With liftoff set for Monday morning from NASA’s Kennedy Space Center, NASA’s new moon rocket mission Artemis 1 is set to make its debut next week in a high-stakes test flight before astronauts get to be a part of it.
The 98-meter spacecraft named Orion will attempt to send an empty crew capsule into a far-flung lunar orbit for a six-week test flight that will cost the agency more than $4 billion.
“We’re going to stress it and test it. We’re going make it do things that we would never do with a crew on it in order to try to make it as safe as possible,” NASA Administrator Bill Nelson told The Associated Press on Wednesday. The retired founder of George Washington University’s space policy institute said a lot is riding on this trial run. Spiraling costs and long gaps between missions will make for a tough comeback if things go south, he noted.
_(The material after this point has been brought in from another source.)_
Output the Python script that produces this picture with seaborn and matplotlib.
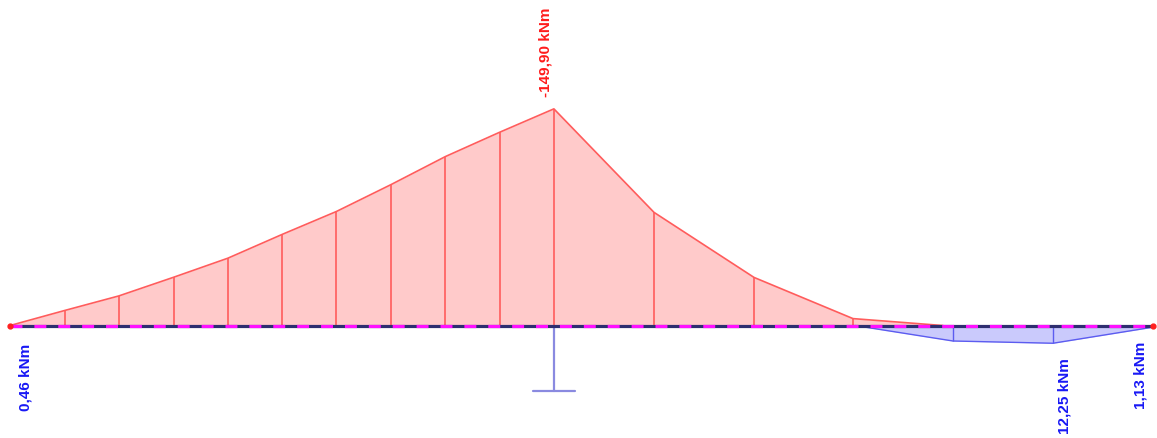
import matplotlib
matplotlib.use("Agg")
import matplotlib.pyplot as plt
import pandas as pd
import seaborn as sns

# stations along the beam [m] and bending moment [kNm] (negative = hogging, drawn upwards)
hog_x = [0.0, 0.546, 1.089, 1.636, 2.179, 2.720, 3.264, 3.810, 4.354, 4.896, 5.439, 6.44, 7.44, 8.43, 9.33]
hog_m = [0.0, -10.4, -20.5, -33.4, -46.6, -63.0, -78.9, -97.5, -116.9, -133.7, -149.9, -78.3, -33.3, -4.8, 0.0]

sag_x = [8.45, 9.43, 10.43, 11.43]
sag_m = [0.0, 10.7, 12.25, 1.13]

label_x = [0.0, 5.439, 10.43, 11.43]
label_m = [0.46, -149.90, 12.25, 1.13]

support_x = 5.439
beam_x = [0.0, 11.43]

RED_FILL, RED_LINE, RED_TXT = "#ffcaca", "#ff5c5c", "#ff1c1c"
BLUE_FILL, BLUE_LINE, BLUE_TXT = "#cacafc", "#5c5cf0", "#1818f5"

hog = pd.DataFrame({"x": hog_x, "y": [-m for m in hog_m]})
sag = pd.DataFrame({"x": sag_x, "y": [-m for m in sag_m]})

sns.set_theme(style="white")
plt.rcParams["font.family"] = ["Liberation Sans", "DejaVu Sans"]
plt.rcParams["lines.scale_dashes"] = False

fig = plt.figure(figsize=(11.57, 4.39), dpi=100)
ax = fig.add_axes([0, 0, 1, 1])

# hogging part (red)
ax.fill_between(hog["x"], 0, hog["y"], color=RED_FILL, lw=0)
sns.lineplot(data=hog, x="x", y="y", ax=ax, color=RED_LINE, lw=1.2, sort=False)
ax.vlines(hog["x"][1:-1], 0, hog["y"][1:-1], color=RED_LINE, lw=1.2)

# sagging part (blue)
ax.fill_between(sag["x"], 0, sag["y"], color=BLUE_FILL, lw=0)
sns.lineplot(data=sag, x="x", y="y", ax=ax, color=BLUE_LINE, lw=1.0, sort=False)
ax.vlines(sag["x"][1:-1], 0, sag["y"][1:-1], color=BLUE_LINE, lw=1.0)

# support symbol
ax.plot([support_x, support_x], [0, -45.3], color="#8a8ae0", lw=1.6)
ax.plot([support_x - 0.21, support_x + 0.21], [-45.3, -45.3], color="#8a8ae0", lw=1.6)

# beam axis: navy line with magenta dashes
ax.plot(beam_x, [0, 0], color="#2e2e70", lw=2.3, solid_capstyle="butt")
ax.plot(beam_x, [0, 0], color="#ff10ff", lw=2.3, dashes=(8.6, 8.6))
ax.plot(beam_x, [0, 0], "o", color="#ff2020", ms=3.5, lw=0)

# value labels
offsets = [(6, -12, "left"), (-1, 9, "right"), (3, -10, "left"), (-4, -10, "right")]
for x, m, (dx, dy, ha) in zip(label_x, label_m, offsets):
    txt = f"{m:.2f}".replace(".", ",") + " kNm"
    col = RED_TXT if m < 0 else BLUE_TXT
    va = "bottom" if m < 0 else "top"
    ax.annotate(txt, (x, -m), xytext=(dx, dy), textcoords="offset points",
                rotation=90, ha=ha, va=va, color=col, fontsize=11, fontweight="bold")

ax.set_xlim(-0.10, 11.47)
ax.set_ylim(-77.8, 225.9)
ax.set_axis_off()

fig.savefig("out.png", dpi=100)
For this test flight, a full-size dummy in an orange flight suit will occupy the commander’s seat, rigged with vibration and acceleration sensors. Two other mannequins made of material simulating human tissue — heads and female torsos, but no limbs — will measure cosmic radiation, one of the biggest risks of spaceflight.
One torso is even testing a protective vest from Israel.
After this first attempt, if all’s well, a second test flight will send four astronauts around the moon and back, perhaps as early as 2024. According to the plan, a year later, in 2025 NASA aims to send another four astronauts up, with two of them touching down at the lunar south pole.